For the class, the shape is consistent. The spindle is driven by a substantial motor — vendors quote figures in the several-hundred-watt range for this size, enough to spin a loaded bobbin briskly and to hold speed against the drag of the wire — and it turns at up to a few thousand RPM. The traverse that guides the wire is driven by its own stepper motor through a leadscrew, and the two are coordinated by the controller so that the guide advances by one wire diameter for every revolution of the spindle, laying a close-wound layer automatically. The controller is a dedicated microcomputer with a numeric keypad and several LED numeric displays, and it stores a large library of winding programs — commonly quoted as up to 999 — in non-volatile flash memory that survives power-off. The wire itself runs from a supply spool on a dereeler (a spool holder that pays out wire smoothly), through a tensioner that keeps it taut, to the moving guide and onto the bobbin. The machine handles a wide range of wire, from hair-fine enamelled copper up to a little over a millimetre in diameter, and a winding width and bobbin diameter of around 100 mm — the origin of the “M100” name. These figures, and the specifics of each subsystem, are laid out in detail in the next volume.
Figure 3 is the mental model to carry into the rest of the series. Whatever the badge on the front, a CNC coil winder is these four blocks: a spindle that rotates and counts, a traverse that guides the wire and sets its pitch, a tensioner and dereeler that deliver the wire evenly, and a controller that ties them together and remembers the recipe. Everything specific — the keypad legends, the motor ratings, the mounting of the arm — hangs off that skeleton.
1.4 Where It Fits in the Shop
The winder lives in the shop’s Coil Winders group alongside its two siblings: a second CNC unit, also bought on eBay, and a homemade CNC winder built in-house to the same principles. Having three is not redundancy so much as coverage. The two commercial machines carry the routine, repeatable production — the batches of inductors and transformers where their saved programs earn their keep — while the homemade unit is a platform for experiments and for winds that fall outside a boxed machine’s assumptions. This volume set documents the first commercial machine; its sibling and the homemade build have their own dives.

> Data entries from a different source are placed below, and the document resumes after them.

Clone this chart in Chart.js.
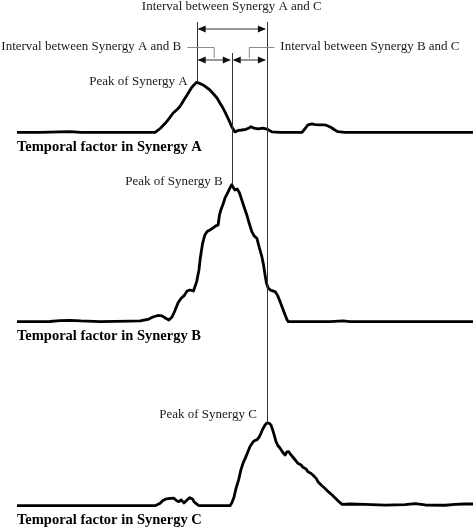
<!DOCTYPE html>
<html>
<head>
<meta charset="utf-8">
<script src="https://cdn.jsdelivr.net/npm/chart.js@4.4.0/dist/chart.umd.min.js"></script>
<style>
    html, body { margin: 0; padding: 0; background: #fff; }
    #wrap { width: 474px; height: 528px; position: relative; }
</style>
</head>
<body>
<div id="wrap"><canvas id="synergyChart"></canvas></div>
<script>
// Time axis in % of the cycle, amplitude normalised to the peak of synergy B
const synergyA_x = [0, 5.0, 9.4, 11.6, 14.0, 22.6, 30.3, 31.4, 32.5, 33.3, 34.2, 35.1, 35.7, 36.6, 37.3, 38.2, 38.8, 39.4, 40.1, 40.8, 41.4, 42.3, 43.2, 43.9, 44.5, 45.0, 45.6, 46.1, 46.7, 47.1, 47.8, 48.5, 49.3, 50.2, 50.9, 51.3, 52.0, 52.9, 53.9, 55.0, 55.9, 57.7, 62.5, 63.2, 63.8, 64.7, 65.4, 66.4, 67.5, 68.2, 68.9, 69.7, 70.4, 71.9, 84.0, 100];
const synergyA_y = [0, 0, 0.004, 0.006, 0.001, 0, 0.001, 0.029, 0.067, 0.099, 0.140, 0.168, 0.188, 0.237, 0.274, 0.323, 0.347, 0.366, 0.358, 0.347, 0.332, 0.310, 0.277, 0.250, 0.215, 0.188, 0.150, 0.115, 0.073, 0.042, 0.004, 0.015, 0.018, 0.023, 0.033, 0.042, 0.031, 0.026, 0.031, 0.022, 0.004, 0, 0.001, 0.029, 0.055, 0.062, 0.058, 0.055, 0.056, 0.047, 0.036, 0.018, 0.006, 0, 0, 0];

const synergyB_x = [0, 7.2, 9.4, 11.6, 14.0, 18.2, 24.8, 27.0, 28.7, 29.8, 30.9, 31.8, 32.7, 33.3, 34.0, 34.6, 35.3, 36.0, 36.6, 37.3, 37.9, 38.7, 39.4, 39.9, 40.2, 40.7, 41.2, 41.7, 42.3, 43.1, 43.6, 44.1, 44.4, 44.7, 45.2, 45.6, 46.3, 46.7, 47.1, 47.4, 47.8, 48.3, 48.8, 49.3, 49.8, 50.4, 50.9, 51.5, 52.0, 52.6, 53.1, 53.7, 54.1, 54.4, 54.7, 55.1, 55.7, 56.6, 57.1, 57.7, 58.3, 58.8, 59.2, 59.5, 68.6, 71.5, 73.0, 100];
const synergyB_y = [0, 0.001, 0.007, 0.010, 0.005, 0, 0.004, 0.005, 0.016, 0.034, 0.045, 0.042, 0.023, 0.012, 0.034, 0.078, 0.136, 0.171, 0.188, 0.224, 0.231, 0.224, 0.292, 0.377, 0.465, 0.572, 0.633, 0.658, 0.669, 0.686, 0.699, 0.706, 0.777, 0.815, 0.859, 0.901, 0.947, 0.976, 1.0, 0.980, 0.961, 0.969, 0.939, 0.888, 0.837, 0.779, 0.720, 0.657, 0.626, 0.609, 0.545, 0.474, 0.407, 0.341, 0.282, 0.244, 0.228, 0.219, 0.195, 0.146, 0.093, 0.049, 0.016, 0, 0, 0.005, 0, 0];

const synergyC_x = [0, 9.4, 16.0, 30.3, 31.4, 32.0, 32.7, 33.6, 34.4, 35.1, 35.5, 36.0, 36.6, 37.3, 37.9, 38.5, 38.8, 39.5, 39.9, 46.7, 47.1, 47.6, 48.0, 48.6, 49.1, 49.6, 50.2, 50.7, 51.1, 51.8, 52.2, 52.6, 53.1, 53.5, 53.9, 54.4, 54.8, 55.3, 55.7, 56.0, 56.4, 56.8, 57.2, 57.7, 58.3, 58.8, 59.2, 59.6, 60.1, 60.7, 61.2, 61.6, 62.3, 62.7, 63.4, 63.8, 64.5, 64.9, 65.6, 66.0, 66.7, 67.5, 68.2, 69.1, 70.0, 70.6, 71.3, 73.0, 76.3, 80.7, 85.1, 87.3, 89.5, 93.9, 96.1, 98.2, 100];
const synergyC_y = [0, 0, 0.001, 0, 0.018, 0.038, 0.049, 0.053, 0.054, 0.034, 0.029, 0.042, 0.020, 0.042, 0.058, 0.049, 0.029, 0.009, 0, 0, 0.020, 0.064, 0.122, 0.188, 0.261, 0.312, 0.358, 0.399, 0.431, 0.467, 0.476, 0.480, 0.501, 0.528, 0.560, 0.589, 0.604, 0.601, 0.589, 0.560, 0.516, 0.467, 0.439, 0.419, 0.388, 0.370, 0.393, 0.394, 0.370, 0.346, 0.326, 0.309, 0.297, 0.280, 0.268, 0.248, 0.235, 0.224, 0.199, 0.175, 0.151, 0.127, 0.104, 0.078, 0.049, 0.029, 0.010, 0.012, 0.009, 0.004, 0.007, 0.015, 0.005, 0.003, 0.009, 0.012, 0.012];

const panelLabels = ['Temporal factor in Synergy A', 'Temporal factor in Synergy B', 'Temporal factor in Synergy C'];
const peakLabels = ['Peak of Synergy A', 'Peak of Synergy B', 'Peak of Synergy C'];
const intervalLabels = ['Interval between Synergy A and C', 'Interval between Synergy A and B', 'Interval between Synergy B and C'];

function toPoints(xs, ys) {
    return xs.map((x, i) => ({ x: x, y: ys[i] }));
}

function peakIndex(ys) {
    let best = 0;
    ys.forEach((v, i) => { if (v > ys[best]) best = i; });
    return best;
}

function arrowHead(ctx, x, y, dir) {
    // dir = -1 points left, 1 points right
    ctx.beginPath();
    ctx.moveTo(x, y);
    ctx.lineTo(x - dir * 8, y - 3.5);
    ctx.lineTo(x - dir * 8, y + 3.5);
    ctx.closePath();
    ctx.fill();
}

function doubleArrow(ctx, x1, x2, y) {
    ctx.beginPath();
    ctx.moveTo(x1 + 2, y);
    ctx.lineTo(x2 - 2, y);
    ctx.stroke();
    arrowHead(ctx, x1 + 1, y, -1);
    arrowHead(ctx, x2 - 1, y, 1);
}

// Draw peak markers, interval arrows and labels on top of the curves
const annotationPlugin = {
    id: 'synergyAnnotations',
    afterDatasetsDraw(chart) {
        const ctx = chart.ctx;
        const xs = chart.scales.x;
        const axes = ['yA', 'yB', 'yC'];
        const series = [[synergyA_x, synergyA_y], [synergyB_x, synergyB_y], [synergyC_x, synergyC_y]];

        const peaks = series.map((s, k) => {
            const i = peakIndex(s[1]);
            return { x: xs.getPixelForValue(s[0][i]), y: chart.scales[axes[k]].getPixelForValue(s[1][i]) };
        });
        const pA = peaks[0], pB = peaks[1], pC = peaks[2];

        ctx.save();
        ctx.strokeStyle = '#333';
        ctx.fillStyle = '#111';
        ctx.lineWidth = 1;

        // vertical lines through each peak
        [[pA, 22], [pB, 53], [pC, 22]].forEach(([p, top]) => {
            ctx.beginPath();
            ctx.moveTo(Math.round(p.x) + 0.5, top);
            ctx.lineTo(Math.round(p.x) + 0.5, p.y);
            ctx.stroke();
        });

        // interval arrows
        doubleArrow(ctx, pA.x, pC.x, 29);
        doubleArrow(ctx, pA.x, pB.x, 60);
        doubleArrow(ctx, pB.x, pC.x, 60);

        // grey leader lines
        const midAB = (pA.x + pB.x) / 2;
        const midBC = (pB.x + pC.x) / 2;
        ctx.strokeStyle = '#8a8a8a';
        ctx.beginPath();
        ctx.moveTo(midAB - 27, 47.5);
        ctx.lineTo(midAB, 47.5);
        ctx.lineTo(midAB, 58);
        ctx.moveTo(midBC + 25, 47.5);
        ctx.lineTo(midBC, 47.5);
        ctx.lineTo(midBC, 58);
        ctx.stroke();

        // interval + peak texts
        ctx.fillStyle = '#1a1a1a';
        ctx.font = '13px "Liberation Serif", "Times New Roman", serif';
        ctx.textBaseline = 'middle';
        ctx.textAlign = 'center';
        ctx.fillText(intervalLabels[0], (pA.x + pC.x) / 2, 7);
        ctx.textAlign = 'right';
        ctx.fillText(intervalLabels[1], midAB - 33, 47);
        ctx.textAlign = 'left';
        ctx.fillText(intervalLabels[2], midBC + 31, 47);

        ctx.textAlign = 'right';
        ctx.fillText(peakLabels[0], pA.x - 9, pA.y - 1);
        ctx.fillText(peakLabels[1], pB.x - 9, pB.y - 3);
        ctx.fillText(peakLabels[2], pC.x - 10, pC.y - 8);

        // bold panel titles under each baseline
        ctx.fillStyle = '#000';
        ctx.font = 'bold 14.5px "Liberation Serif", "Times New Roman", serif';
        ctx.textAlign = 'left';
        axes.forEach((id, k) => {
            const base = chart.scales[id].getPixelForValue(0);
            ctx.fillText(panelLabels[k], chart.chartArea.left, base + 14.5);
        });
        ctx.restore();
    }
};

const lineStyle = {
    borderColor: '#000',
    borderWidth: 2.8,
    pointRadius: 0,
    tension: 0,
    borderJoinStyle: 'round',
    borderCapStyle: 'round',
    fill: false
};

new Chart(document.getElementById('synergyChart'), {
    type: 'line',
    data: {
        datasets: [
            Object.assign({ label: 'Synergy A', data: toPoints(synergyA_x, synergyA_y), yAxisID: 'yA' }, lineStyle),
            Object.assign({ label: 'Synergy B', data: toPoints(synergyB_x, synergyB_y), yAxisID: 'yB' }, lineStyle),
            Object.assign({ label: 'Synergy C', data: toPoints(synergyC_x, synergyC_y), yAxisID: 'yC' }, lineStyle)
        ]
    },
    options: {
        responsive: true,
        maintainAspectRatio: false,
        animation: false,
        layout: { padding: { left: 17, right: 1, top: 0, bottom: 0 } },
        plugins: {
            legend: { display: false },
            tooltip: { enabled: false }
        },
        scales: {
            x: { type: 'linear', min: 0, max: 100, display: false },
            // three stacked panels, top to bottom
            yA: { type: 'linear', position: 'right', stack: 'panels', stackWeight: 150, min: -0.128, max: 0.967, display: false },
            yB: { type: 'linear', position: 'right', stack: 'panels', stackWeight: 190, min: -0.134, max: 1.253, display: false },
            yC: { type: 'linear', position: 'right', stack: 'panels', stackWeight: 188, min: -0.163, max: 1.209, display: false }
        }
    },
    plugins: [annotationPlugin]
});
</script>
</body>
</html>
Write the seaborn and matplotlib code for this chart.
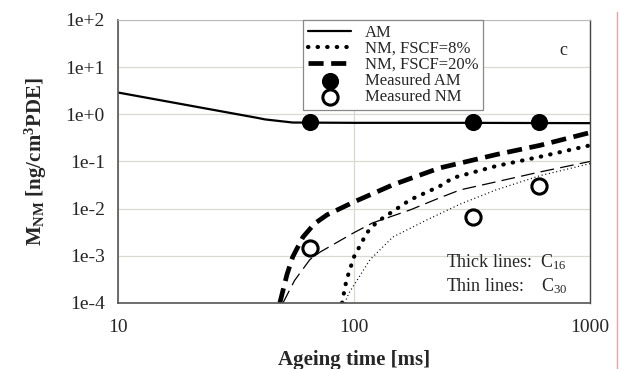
import numpy as np
import matplotlib
matplotlib.use("Agg")
import matplotlib.pyplot as plt
import matplotlib.ticker as mticker
from matplotlib.lines import Line2D
import seaborn as sns

# ageing time [ms] and concentrations
am_t = [10, 39, 42, 55, 100, 300, 1000]
am_y = [2.9, 0.84, 0.78, 0.67, 0.66, 0.66, 0.65]

nm20_c16_t = [48.5, 52, 55, 60.8, 68, 76.9, 100, 146, 231, 400, 614, 1000]
nm20_c16_y = [1e-4, 4e-4, 9.5e-4, 2.5e-3, 4.8e-3, 7.4e-3, 0.0139, 0.032, 0.073, 0.14, 0.22, 0.41]

nm8_c16_t = [89, 91, 93, 100, 113.5, 125, 173, 231, 263, 400, 614, 1000]
nm8_c16_y = [1e-4, 1.8e-4, 3.1e-4, 9.5e-4, 3.1e-3, 5.2e-3, 0.0154, 0.03, 0.045, 0.08, 0.126, 0.22]

nm20_c30_t = [50, 56, 65, 71.8, 100, 120, 173, 231, 282, 400, 614, 1000]
nm20_c30_y = [1e-4, 3e-4, 8.3e-4, 1.2e-3, 3.1e-3, 5e-3, 9.4e-3, 0.017, 0.025, 0.037, 0.06, 0.1]

nm8_c30_t = [91.6, 95, 100, 117, 146, 204, 282, 400, 614, 1000]
nm8_c30_y = [1e-4, 1.6e-4, 2.4e-4, 8.3e-4, 2.5e-3, 5.8e-3, 0.0125, 0.025, 0.05, 0.09]

meas_am_t = [65, 320, 610]
meas_am_y = [0.7, 0.7, 0.68]
meas_nm_t = [65, 320, 610]
meas_nm_y = [1.5e-3, 6.7e-3, 0.03]

y_ticks = [1e-4, 1e-3, 1e-2, 1e-1, 1e0, 1e1, 1e2]
y_ticklabels = ["1e-4", "1e-3", "1e-2", "1e-1", "1e+0", "1e+1", "1e+2"]
x_ticks = [10, 100, 1000]
x_ticklabels = ["10", "100", "1000"]


def main():
    sns.set_style("white")
    plt.rcParams["font.family"] = ["Liberation Serif", "DejaVu Serif"]
    plt.rcParams["mathtext.fontset"] = "custom"
    plt.rcParams["mathtext.rm"] = "Liberation Serif"
    plt.rcParams["mathtext.bf"] = "Liberation Serif:bold"
    plt.rcParams["mathtext.it"] = "Liberation Serif:italic"

    fig = plt.figure(figsize=(6.32, 3.69), dpi=100)
    ax = fig.add_axes([0.1867, 0.1789, 0.7468, 0.7669])

    sns.lineplot(x=am_t, y=am_y, ax=ax, color="black", linewidth=1.6, label="AM")
    sns.lineplot(x=nm8_c16_t, y=nm8_c16_y, ax=ax, color="black", linewidth=3.0,
                 label="NM, FSCF=8%")
    ax.lines[-1].set_dashes([0.1, 2.2])
    ax.lines[-1].set_dash_capstyle("round")
    sns.lineplot(x=nm20_c16_t, y=nm20_c16_y, ax=ax, color="black", linewidth=3.4,
                 label="NM, FSCF=20%")
    ax.lines[-1].set_dashes([3.2, 1.6])
    sns.lineplot(x=nm20_c30_t, y=nm20_c30_y, ax=ax, color="black", linewidth=0.9)
    ax.lines[-1].set_dashes([11, 5])
    sns.lineplot(x=nm8_c30_t, y=nm8_c30_y, ax=ax, color="black", linewidth=0.9)
    ax.lines[-1].set_dashes([0.8, 2.2])

    sns.scatterplot(x=meas_am_t, y=meas_am_y, ax=ax, color="black", s=130,
                    edgecolor="black", label="Measured AM", zorder=5)
    sns.scatterplot(x=meas_nm_t, y=meas_nm_y, ax=ax, facecolor="white", s=120,
                    edgecolor="black", linewidth=2.2, label="Measured NM", zorder=5)

    ax.set_xscale("log")
    ax.set_yscale("log")
    ax.set_xlim(10, 1000)
    ax.set_ylim(1e-4, 1e2)

    ax.set_yticks(y_ticks)
    ax.set_yticklabels(y_ticklabels)
    ax.set_xticks(x_ticks)
    ax.set_xticklabels(x_ticklabels)
    ax.yaxis.set_minor_locator(mticker.LogLocator(base=10, subs=np.arange(2, 10), numticks=20))
    ax.xaxis.set_minor_locator(mticker.LogLocator(base=10, subs=np.arange(2, 10), numticks=20))
    ax.yaxis.set_minor_formatter(mticker.NullFormatter())
    ax.xaxis.set_minor_formatter(mticker.NullFormatter())

    ax.tick_params(axis="both", which="major", direction="inout", length=7, width=0.9,
                   labelsize=14, color="#555555")
    ax.tick_params(axis="both", which="minor", direction="inout", length=5, width=0.8,
                   color="#555555")
    ax.tick_params(axis="x", which="major", pad=8)
    ax.tick_params(axis="y", which="major", pad=6)

    ax.grid(True, which="major", color="#d9d9d2", linewidth=0.9)
    ax.set_axisbelow(True)
    for side in ["left", "bottom"]:
        ax.spines[side].set_color("#555555")
        ax.spines[side].set_linewidth(1.2)
    ax.spines["top"].set_color("#bbbbbb")
    ax.spines["right"].set_color("#444444")
    ax.spines["right"].set_linewidth(1.0)

    ax.set_xlabel("Ageing time [ms]", fontsize=15, fontweight="bold", labelpad=10)
    ax.set_ylabel(r"M$_{\mathbf{NM}}$ [ng/cm$^{\mathbf{3}}$PDE]", fontsize=15,
                  fontweight="bold", labelpad=12)

    leg = ax.legend(loc="upper left", bbox_to_anchor=(0.392, 1.0), fontsize=12,
                    frameon=True, fancybox=False, edgecolor="#888888",
                    framealpha=1, handlelength=2.6, labelspacing=0.0,
                    borderpad=0.3, handletextpad=0.8, borderaxespad=0)
    leg.get_frame().set_linewidth(0.9)

    ax.text(0.935, 0.875, "c", transform=ax.transAxes, fontsize=13)
    ax.text(0.695, 0.125, r"Thick lines:  C$_{16}$", transform=ax.transAxes, fontsize=13)
    ax.text(0.695, 0.04, r"Thin lines:    C$_{30}$", transform=ax.transAxes, fontsize=13)

    # thin pink rule at the right of the picture
    fig.add_artist(Line2D([617 / 632, 617 / 632], [0, 1 - 12 / 369],
                          transform=fig.transFigure, color="#f2a0a0", linewidth=1.0))

    fig.savefig("out.png", dpi=100)
    plt.close(fig)


if __name__ == "__main__":
    main()
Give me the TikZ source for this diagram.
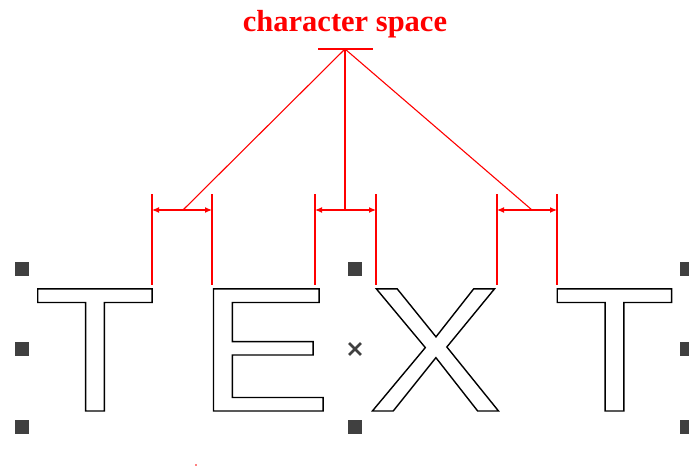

Beyond the winders themselves, the machine dovetails with the shop’s broader electronics work and with the reference material on the Research site. A coil or transformer is rarely an end in itself; it is a component in a power supply, a filter, an amplifier, a radio, or a piece of test gear. The winder is where a value computed on paper — so many turns on such a core for a target inductance, or such a turns ratio for a transformer — becomes a real part that can be soldered into a circuit. For the design side of that work, the “Coils and coil winding” reference dive covers how to choose a core, calculate turns for a target inductance, and pick a wire gauge, and the coming “Transformers and transformer winding” dive does the same for transformers. This deep dive picks up where those leave off: the design is done, the numbers are known, and the job now is to get them wound. The next volume opens up the machine that does it.